Дух захватывало при виде Бориса, легко и стремительно взбирающегося для установки креста на главный купол Преображенки. Он не карабкался, а двигался уверенно, напоминая большого и пластичного барса. При этом никогда не страховал себя тросом или веревками. Работает подолгу, на ветру, да еще успевает пошутить с задравшими вверх восхищенные лица московскими реставраторами. Я тогда только что отпустил на всю оставшуюся жизнь бороду, над которой Борис посмеивался и предлагал свой топор, чтобы смог я распрощаться с негустой растительностью на подбородке. Топор был отточен до такой звонкой остроты, что любой “жилетт” или “золинген” ему и в подметки не годились. Однажды, неосторожно дотронувшись до острия топора кижского плотника, я долго ходил с забинтованными пальцами.
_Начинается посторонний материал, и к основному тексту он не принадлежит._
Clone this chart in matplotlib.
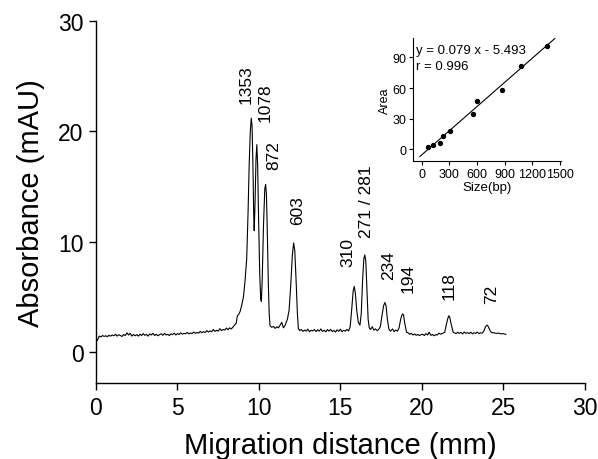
import matplotlib
matplotlib.use("Agg")
import matplotlib.pyplot as plt

plt.rcParams['font.family'] = ['Liberation Sans', 'DejaVu Sans']

# Electropherogram trace (migration distance mm, absorbance mAU)
trace_x = [0.00, 0.08, 0.20, 0.30, 0.40, 0.50, 0.60, 0.70, 0.80, 0.90,
           1.00, 1.10, 1.20, 1.30, 1.40, 1.50, 1.60, 1.70, 1.80, 1.90,
           2.00, 2.10, 2.20, 2.30, 2.40, 2.50, 2.60, 2.70, 2.80, 2.90,
           3.00, 3.10, 3.20, 3.30, 3.40, 3.50, 3.60, 3.70, 3.80, 3.90,
           4.00, 4.10, 4.20, 4.30, 4.40, 4.50, 4.60, 4.70, 4.80, 4.90,
           5.00, 5.10, 5.20, 5.30, 5.40, 5.50, 5.60, 5.70, 5.80, 5.90,
           6.00, 6.10, 6.20, 6.30, 6.40, 6.50, 6.60, 6.70, 6.80, 6.90,
           7.00, 7.10, 7.20, 7.30, 7.40, 7.50, 7.60, 7.70, 7.80, 7.90,
           8.00, 8.10, 8.20, 8.30, 8.40, 8.50, 8.60, 8.68, 8.75, 8.85,
           8.95, 9.05, 9.15, 9.25, 9.33, 9.40, 9.47, 9.53, 9.58, 9.63,
           9.68, 9.71, 9.76, 9.82, 9.87, 9.92, 9.98, 10.05, 10.11, 10.15,
           10.20, 10.28, 10.36, 10.41, 10.46, 10.52, 10.58, 10.63, 10.68, 10.78,
           10.90, 11.00, 11.10, 11.20, 11.30, 11.40, 11.50, 11.60, 11.75, 11.85,
           11.95, 12.05, 12.13, 12.20, 12.28, 12.36, 12.42, 12.50, 12.60, 12.70,
           12.80, 12.90, 13.00, 13.10, 13.20, 13.30, 13.40, 13.50, 13.60, 13.70,
           13.80, 13.90, 14.00, 14.10, 14.20, 14.30, 14.40, 14.50, 14.60, 14.70,
           14.80, 14.90, 15.00, 15.10, 15.20, 15.30, 15.40, 15.50, 15.60, 15.70,
           15.78, 15.85, 15.92, 16.00, 16.10, 16.20, 16.28, 16.36, 16.44, 16.50,
           16.56, 16.63, 16.70, 16.77, 16.85, 16.95, 17.05, 17.15, 17.25, 17.35,
           17.45, 17.55, 17.65, 17.73, 17.80, 17.88, 17.98, 18.08, 18.20, 18.30,
           18.40, 18.50, 18.60, 18.70, 18.80, 18.87, 18.95, 19.06, 19.15, 19.25,
           19.35, 19.45, 19.55, 19.65, 19.75, 19.85, 19.95, 20.05, 20.15, 20.25,
           20.35, 20.45, 20.55, 20.65, 20.75, 20.85, 20.95, 21.05, 21.15, 21.25,
           21.40, 21.50, 21.60, 21.66, 21.72, 21.80, 21.92, 22.00, 22.10, 22.20,
           22.30, 22.40, 22.50, 22.60, 22.70, 22.80, 22.90, 23.00, 23.10, 23.20,
           23.30, 23.40, 23.50, 23.60, 23.70, 23.80, 23.90, 24.00, 24.08, 24.18,
           24.27, 24.40, 24.55, 24.70, 24.85, 25.00, 25.15]
trace_y = [0.95, 1.05, 1.45, 1.38, 1.50, 1.42, 1.48, 1.40, 1.52, 1.45,
           1.55, 1.48, 1.62, 1.45, 1.58, 1.50, 1.42, 1.60, 1.50, 1.75,
           1.55, 1.70, 1.45, 1.60, 1.48, 1.58, 1.45, 1.62, 1.50, 1.68,
           1.52, 1.60, 1.45, 1.65, 1.55, 1.70, 1.50, 1.62, 1.48, 1.58,
           1.66, 1.52, 1.70, 1.55, 1.62, 1.50, 1.65, 1.58, 1.72, 1.55,
           1.68, 1.60, 1.75, 1.62, 1.70, 1.66, 1.78, 1.65, 1.74, 1.68,
           1.82, 1.70, 1.78, 1.72, 1.88, 1.75, 1.85, 1.78, 1.95, 1.82,
           1.92, 1.85, 2.05, 1.88, 1.98, 1.90, 2.12, 1.95, 2.05, 2.00,
           2.18, 2.02, 2.20, 2.10, 2.25, 2.45, 2.60, 3.30, 3.40, 3.70,
           4.30, 5.00, 6.50, 8.50, 12.50, 16.90, 20.00, 21.20, 20.50, 17.00,
           12.50, 11.00, 13.50, 17.50, 18.80, 17.00, 12.00, 7.00, 4.80, 4.60,
           6.50, 11.50, 14.80, 15.20, 14.30, 10.50, 6.00, 3.50, 2.40, 2.25,
           2.32, 2.15, 2.30, 2.20, 2.45, 2.70, 2.20, 2.40, 3.00, 3.80,
           6.00, 8.80, 9.90, 9.20, 6.50, 3.50, 2.15, 1.95, 2.05, 1.88,
           2.00, 1.90, 2.08, 1.85, 1.98, 1.92, 2.05, 1.86, 2.02, 1.90,
           2.10, 1.88, 1.98, 1.84, 2.04, 1.90, 2.06, 1.86, 1.96, 1.82,
           2.02, 1.88, 2.08, 1.85, 1.98, 1.90, 2.05, 1.92, 2.30, 4.00,
           5.50, 5.95, 5.30, 3.80, 2.70, 2.45, 3.50, 6.50, 8.50, 8.80,
           8.20, 5.50, 3.00, 2.20, 2.05, 2.30, 2.00, 2.10, 1.95, 2.05,
           2.30, 3.30, 4.20, 4.50, 4.20, 3.00, 2.05, 1.90, 2.10, 1.85,
           2.00, 1.90, 2.20, 3.00, 3.45, 3.40, 2.60, 1.80, 1.75, 1.62,
           1.70, 1.55, 1.65, 1.52, 1.60, 1.50, 1.58, 1.62, 1.50, 1.68,
           1.55, 1.80, 1.52, 1.60, 1.48, 1.58, 1.55, 1.72, 1.62, 1.68,
           1.80, 2.50, 3.10, 3.30, 3.10, 2.50, 1.80, 1.75, 1.68, 1.80,
           1.70, 1.78, 1.65, 1.82, 1.70, 1.76, 1.68, 1.80, 1.66, 1.75,
           1.70, 1.82, 1.68, 1.75, 1.72, 1.90, 2.30, 2.45, 2.30, 1.95,
           1.78, 1.75, 1.70, 1.72, 1.65, 1.68, 1.60]

# Peak labels (fragment sizes, bp) and label anchor positions
peak_labels = ['1353', '1078', '872', '603', '310', '271 / 281', '234', '194', '118', '72']
label_x = [9.24, 10.37, 10.92, 12.37, 15.48, 16.60, 17.94, 19.17, 21.68, 24.27]
label_y = [22.6, 20.9, 16.6, 11.6, 7.8, 10.4, 6.6, 5.46, 4.8, 4.43]

# Inset calibration data
inset_size = [72, 118, 194, 234, 310, 552, 603, 872, 1078, 1353]
inset_area = [2.0, 4.2, 6.2, 13.0, 17.9, 34.2, 47.3, 58.0, 81.2, 100.8]
fit_slope = 0.079
fit_intercept = -5.493
fit_range = [-20, 1443]

fig = plt.figure(figsize=(5.98, 4.60), dpi=100)
ax = fig.add_axes([0.1605, 0.1652, 0.8175, 0.7868])
ax.plot(trace_x, trace_y, color='black', lw=0.8)
for lab, lx, ly in zip(peak_labels, label_x, label_y):
    ax.text(lx, ly, lab, rotation=90, ha='center', va='bottom', fontsize=12.5)

ax.set_xlim(0, 30)
ax.set_ylim(-2.8, 30)
ax.set_xticks([0, 5, 10, 15, 20, 25, 30])
ax.set_yticks([0, 10, 20, 30])
for s in ['top', 'right']:
    ax.spines[s].set_visible(False)
ax.spines['left'].set_linewidth(1.0)
ax.spines['bottom'].set_linewidth(1.0)
ax.tick_params(direction='out', length=5, width=1.0, labelsize=16.5, pad=4)
ax.set_xlabel('Migration distance (mm)', fontsize=21, labelpad=9)
ax.set_ylabel('Absorbance (mAU)', fontsize=21, labelpad=9)

# Inset
ins = fig.add_axes([0.6906, 0.6478, 0.2475, 0.2674])
ins.scatter(inset_size, inset_area, s=8, color='black', zorder=3)
fx = fit_range
fy = [fit_slope * v + fit_intercept for v in fx]
ins.plot(fx, fy, color='black', lw=0.8)
ins.set_xlim(-95, 1510)
ins.set_ylim(-11.5, 109)
ins.set_xticks([0, 300, 600, 900, 1200, 1500])
ins.set_yticks([0, 30, 60, 90])
for s in ['top', 'right']:
    ins.spines[s].set_visible(False)
ins.tick_params(direction='out', length=3, width=0.8, labelsize=9, pad=2)
ins.set_xlabel('Size(bp)', fontsize=9.5, labelpad=1)
ins.set_ylabel('Area', fontsize=9, labelpad=1)
ins.text(-60, 103, 'y = 0.079 x - 5.493', fontsize=9.5, va='top', ha='left')
ins.text(-60, 87, 'r = 0.996', fontsize=9.5, va='top', ha='left')

fig.savefig('out.png', dpi=100)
С нетерпением ждал я выездов елуповской бригады на памятники, за состоянием которых она постоянно наблюдала или готовила к перевозу в Кижи. Погрузившись на видавший виды музейный МРБ (малый речной бот), забыв обо всем на свете, расспрашивал я Бориса и его помощников об истории деревень, попадавшихся нам по пути, о людях, живших здесь когда-то и хорошо знакомых моим спутникам. Онего — озеро суровое, капризное. Солнце, особенно осенью, могло скрыться за внезапно набежавшими тучами; холодный порывистый ветер принимался раскачивать хотя и надежное, но все же легкое суденышко; сильный дождь с градом загонял нас в тесный кубрик. Стихия водная и онежская погода отходчивы: к часовне или нуждающемуся в реставрационной помощи храму приставали мы по уже успокоившейся глади и легко швартовались у каменистых берегов, оставаясь наедине с неповторимыми северными памятниками. Кургеницы, Типиницы, Подъельники, Корба, Воробьи — эти и другие места расположения архитектурных сокровищ вроде ничем особенно не отличались, но каждый раз, когда представлялась возможность снова добраться до них, я испытывал необъяснимую радость встречи со старыми добрыми знакомыми. Борис Елупов знал каждую из этих построек не хуже, чем родных детей, и когда рассказывал о них или занимался необходимыми вычинками, лицо его, дубленное северными ветрами, обожженное палящим летним солнцем, становилось светлым и умиротворенным.